Humans are very good at developing strategies that span up to 20 or 30 years. However, once the strategic goal gets to be more than 40 or 50 years out, something goes haywire and it's like the human mind is incapable of reacting appropriately to the challenge on which long-term strategy should be based.
It is not surprising that from an evolutionary perspective there would not be a well-developed ability to develop plans that span more than a human lifetime. There is little survival value to developing a 100 year plan if there is no way to pass the plan down generationally because there is no written communications (as there haven't been for most of human history). Today we obviously have the ability to have generational continuity to strategic planning if we wanted it, but it's like the possibility of this approach doesn't event occur to most people (to be fair, long term planning is a luxury that requires short and medium term problems to be more or less under control).
The Japanese talk about 100 year plans, but I wonder how seriously they take it.

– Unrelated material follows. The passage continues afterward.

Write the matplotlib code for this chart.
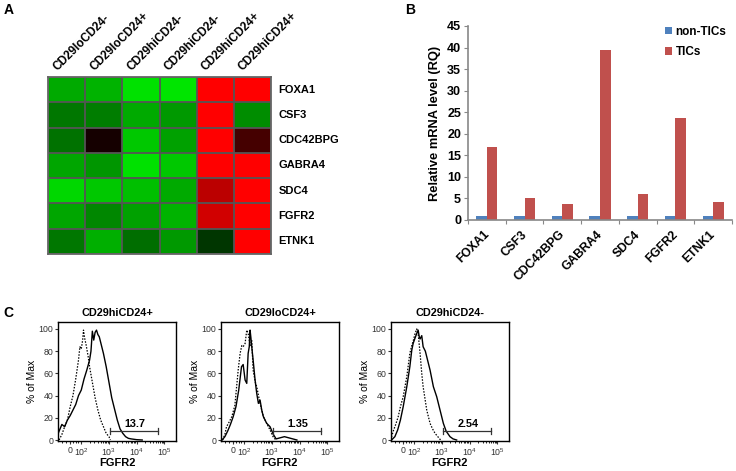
import numpy as np
import matplotlib
matplotlib.use("Agg")
import matplotlib.pyplot as plt
from matplotlib.colors import LinearSegmentedColormap

plt.rcParams["font.family"] = ["Liberation Sans", "DejaVu Sans"]
plt.rcParams["mathtext.fontset"] = "custom"
plt.rcParams["mathtext.rm"] = "Liberation Sans"
plt.rcParams["mathtext.default"] = "regular"

# ---- Panel A: heatmap data (negative = green, positive = red)
groups = ["CD29loCD24-", "CD29loCD24+", "CD29hiCD24-", "CD29hiCD24-", "CD29hiCD24+", "CD29hiCD24+"]
genes = ["FOXA1", "CSF3", "CDC42BPG", "GABRA4", "SDC4", "FGFR2", "ETNK1"]
expr = [
    [-0.74, -0.78, -0.98, -1.00, 1.00, 1.00],
    [-0.52, -0.54, -0.74, -0.67, 1.00, -0.61],
    [-0.50, 0.08, -0.87, -0.70, 1.00, 0.27],
    [-0.72, -0.65, -0.98, -0.87, 1.00, 1.00],
    [-0.93, -0.87, -0.83, -0.74, 0.73, 1.00],
    [-0.72, -0.59, -0.70, -0.78, 0.82, 1.00],
    [-0.52, -0.76, -0.48, -0.67, -0.24, 1.00],
]

# ---- Panel B: qPCR
non_tics = [1, 1, 1, 1, 1, 1, 1]
tics = [17.0, 5.0, 3.6, 39.5, 6.0, 23.6, 4.1]

# ---- Panel C: flow histograms (x in decade display units, y in % of max)
hist_titles = ["CD29hiCD24+", "CD29loCD24+", "CD29hiCD24-"]
gate_values = ["13.7", "1.35", "2.54"]

p1_solid_x = [1.12, 1.2, 1.3, 1.4, 1.5, 1.6, 1.7, 1.8, 1.9, 2.0, 2.1, 2.2, 2.3, 2.35, 2.4, 2.45,
              2.5, 2.55, 2.6, 2.65, 2.7, 2.8, 2.9, 3.0, 3.1, 3.2, 3.3, 3.4, 3.5, 3.6, 3.7, 3.8, 4.0, 4.2]
p1_solid_y = [3, 8, 14, 12, 18, 22, 27, 32, 40, 45, 55, 63, 72, 80, 98, 90,
              97, 99, 95, 93, 88, 78, 66, 52, 38, 28, 18, 10, 6, 3, 1.5, 1, 0.3, 0]
p1_dot_x = [1.2, 1.3, 1.4, 1.5, 1.6, 1.7, 1.8, 1.9, 1.95, 2.0, 2.05, 2.08, 2.12, 2.18, 2.25, 2.3,
            2.4, 2.5, 2.6, 2.7, 2.8, 2.9, 3.0, 3.05]
p1_dot_y = [0, 5, 12, 18, 30, 40, 55, 72, 84, 82, 90, 99, 92, 85, 75, 66,
            52, 38, 27, 18, 12, 6, 3, 0]

p2_solid_x = [1.2, 1.3, 1.4, 1.5, 1.6, 1.7, 1.8, 1.9, 1.96, 2.03, 2.09, 2.14, 2.18, 2.21, 2.24, 2.27,
              2.32, 2.39, 2.45, 2.51, 2.57, 2.63, 2.69, 2.81, 2.93, 3.05, 3.15, 3.3, 3.45, 3.6, 3.75, 3.9]
p2_solid_y = [0, 3, 8, 14, 21, 30, 45, 66, 68, 54, 51, 78, 84, 99, 92, 84,
              72, 54, 42, 33, 36, 27, 21, 15, 12, 5, 1, 2, 3, 2, 1, 0]
p2_dot_x = [1.22, 1.3, 1.36, 1.45, 1.55, 1.66, 1.78, 1.85, 1.91, 1.96, 2.03, 2.09, 2.14, 2.21, 2.27, 2.32,
            2.4, 2.45, 2.57, 2.69, 2.81, 2.95, 3.04, 3.14]
p2_dot_y = [0, 5, 12, 16, 21, 31, 63, 78, 85, 84, 87, 99, 96, 85, 90, 63,
            52, 48, 33, 21, 15, 8, 3, 0]

p3_solid_x = [1.18, 1.3, 1.4, 1.5, 1.6, 1.73, 1.84, 1.91, 1.96, 2.03, 2.09, 2.14, 2.18, 2.21, 2.27, 2.32,
              2.4, 2.45, 2.51, 2.57, 2.69, 2.81, 2.93, 3.05, 3.15, 3.29, 3.4, 3.53]
p3_solid_y = [0, 3, 9, 18, 30, 48, 66, 81, 87, 92, 96, 99, 93, 91, 94, 84,
              80, 75, 69, 63, 48, 39, 27, 15, 8, 3, 1, 0]
p3_dot_x = [1.15, 1.24, 1.33, 1.42, 1.5, 1.6, 1.73, 1.84, 1.91, 1.97, 2.03, 2.09, 2.14, 2.21, 2.27, 2.32,
            2.45, 2.57, 2.66, 2.75, 2.85, 2.95]
p3_dot_y = [0, 8, 14, 21, 30, 39, 57, 78, 85, 90, 96, 100, 96, 78, 60, 48,
            27, 15, 10, 6, 3, 0]

solid_curves = [(p1_solid_x, p1_solid_y), (p2_solid_x, p2_solid_y), (p3_solid_x, p3_solid_y)]
dotted_curves = [(p1_dot_x, p1_dot_y), (p2_dot_x, p2_dot_y), (p3_dot_x, p3_dot_y)]

W, H = 736, 471
fig = plt.figure(figsize=(W / 100, H / 100), dpi=100)


def box(l, t, r, b):
    return [l / W, 1 - b / H, (r - l) / W, (b - t) / H]


# ---------------- A: heatmap
axA = fig.add_axes(box(48, 77, 271, 254))
cmap = LinearSegmentedColormap.from_list("gbr", [(0, 0.9, 0), (0, 0, 0), (1, 0, 0)])
axA.imshow(np.array(expr), cmap=cmap, vmin=-1, vmax=1, aspect="auto", interpolation="nearest")
axA.set_xticks(np.arange(-0.5, len(groups)), minor=True)
axA.set_yticks(np.arange(-0.5, len(genes)), minor=True)
axA.grid(which="minor", color="#555555", lw=1.3)
axA.tick_params(which="both", length=0, labelbottom=False, labelleft=False)
axA.set_xticks([])
axA.set_yticks([])
for s in axA.spines.values():
    s.set_color("#666666")
    s.set_linewidth(1.3)
for i, g in enumerate(groups):
    axA.text(i - 0.2, -0.65, g, rotation=45, rotation_mode="anchor", ha="left", va="bottom",
             fontsize=8.5, fontweight="bold")
for j, g in enumerate(genes):
    axA.text(len(groups) - 0.5 + 0.2, j, g, ha="left", va="center", fontsize=8, fontweight="bold")

# ---------------- B: bar chart
axB = fig.add_axes(box(468, 26, 732, 220))
x = np.arange(len(genes))
axB.bar(x - 0.14, non_tics, 0.28, color="#4F81BD", label="non-TICs")
axB.bar(x + 0.14, tics, 0.28, color="#C0504D", label="TICs")
axB.set_xlim(-0.5, len(genes) - 0.5)
axB.set_ylim(0, 45)
axB.set_yticks(np.arange(0, 46, 5))
axB.set_xticks(np.arange(-0.5, len(genes)))
axB.set_xticklabels([])
axB.set_xticks(x - 0.1, minor=True)
axB.set_xticklabels(genes, minor=True, rotation=45, ha="right", rotation_mode="anchor",
                    fontsize=8.7, fontweight="bold")
axB.tick_params(axis="x", which="minor", length=0, pad=6)
axB.tick_params(axis="x", which="major", length=3, color="#888888")
axB.tick_params(axis="y", length=3, color="#888888", labelsize=9, pad=2)
for lab in axB.get_yticklabels():
    lab.set_fontweight("bold")
for s in ["top", "right"]:
    axB.spines[s].set_visible(False)
for s in ["left", "bottom"]:
    axB.spines[s].set_color("#888888")
    axB.spines[s].set_linewidth(1.2)
axB.set_ylabel("Relative mRNA level (RQ)", fontsize=9.3, fontweight="bold", labelpad=4)
fig.legend(loc="upper left", bbox_to_anchor=(659 / W, 1 - 20 / H), frameon=False,
           handlelength=0.6, handleheight=0.6, handletextpad=0.3, labelspacing=0.7,
           borderpad=0, prop={"size": 8.5, "weight": "bold"})

# ---------------- C: flow histograms
lefts = [58, 221, 391]
minor_ticks = [1.3, 1.45, 1.7, 1.8, 1.9] + [n + np.log10(k) for n in (2, 3, 4) for k in range(2, 10)]
for k, l in enumerate(lefts):
    ax = fig.add_axes(box(l, 322, l + 118, 441))
    sx, sy = solid_curves[k]
    dx, dy = dotted_curves[k]
    ax.plot(dx, dy, color="black", lw=0.9, linestyle=(0, (1.2, 1.2)))
    ax.plot(sx, sy, color="black", lw=1.0)
    ax.set_xlim(1.16, 5.42)
    ax.set_ylim(-0.9, 106.3)
    ax.set_yticks([0, 20, 40, 60, 80, 100])
    ax.set_xticks([1.59, 2, 3, 4, 5])
    ax.set_xticklabels(["0", "$10^2$", "$10^3$", "$10^4$", "$10^5$"])
    ax.set_xticks(minor_ticks, minor=True)
    ax.tick_params(axis="both", labelsize=6.3, colors="#333333", length=2.5, width=0.8, pad=1)
    ax.tick_params(axis="x", which="minor", length=1.5, width=0.6)
    for s in ax.spines.values():
        s.set_linewidth(1.0)
    ax.set_title(hist_titles[k], fontsize=7.8, fontweight="bold", pad=4)
    ax.set_xlabel("FGFR2", fontsize=8, fontweight="bold", labelpad=0.5)
    ax.set_ylabel("% of Max", fontsize=7.5, labelpad=1)
    # gate bracket
    ax.plot([3.05, 4.77], [8, 8], color="#333333", lw=0.9)
    ax.plot([3.05, 3.05], [5, 11], color="#333333", lw=0.9)
    ax.plot([4.77, 4.77], [5, 11], color="#333333", lw=0.9)
    ax.text(3.95, 9.5, gate_values[k], ha="center", va="bottom", fontsize=7.8, fontweight="bold")

# panel letters
fig.text(9 / W, 1 - 10 / H, "A", fontsize=10, fontweight="bold", ha="center", va="center")
fig.text(410 / W, 1 - 10 / H, "B", fontsize=10, fontweight="bold", ha="center", va="center")
fig.text(8 / W, 1 - 313 / H, "C", fontsize=10, fontweight="bold", ha="center", va="center")

fig.savefig("out.png", dpi=100)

The peak oil problem is exactly the kind of thing that calls for a 100 year plan, but I'm not sure the human mind is equipped to develop a 100 year plan or follow one once developed.
I don't think it is a matter of people being stupid, I think it is more like a person who is color blind--their inability to see color is not a function of their intelligence.
Examples of big problems that people just don't seem to really SEE because of the duration over which they occur include:
Peak oil
Social Security and Medicare funding issues
Overpopulation
Global warming
Rising sea levels
Perhaps having the ability to fully perceive long term problems would actually just contribute to a lot of misery and mental illness, since the problems of one lifetime are usually plenty to keep each of us busy.
If you ask most people what their plans are for the next 5 or 10 years they can probably tell you. If you ask them what their 30 year plan is, they have probably thought less about that one. Ask them what their 50 year plan is and few people will have a good answer. I think this same dynamic applies to us collectively.
But it seems to me that long term survival of human beings requires a coherent long-term strategy.
The human mind can develop and execute to perfection a 10 year plan; beyond that the effort seems to dissipate and focus is lost (part of the problem, too, is that circumstances frequently change in unanticipated ways). I think that ultimately the peak oil challenge will be to fit a 40 or 50 year solution into a 10 year strategy.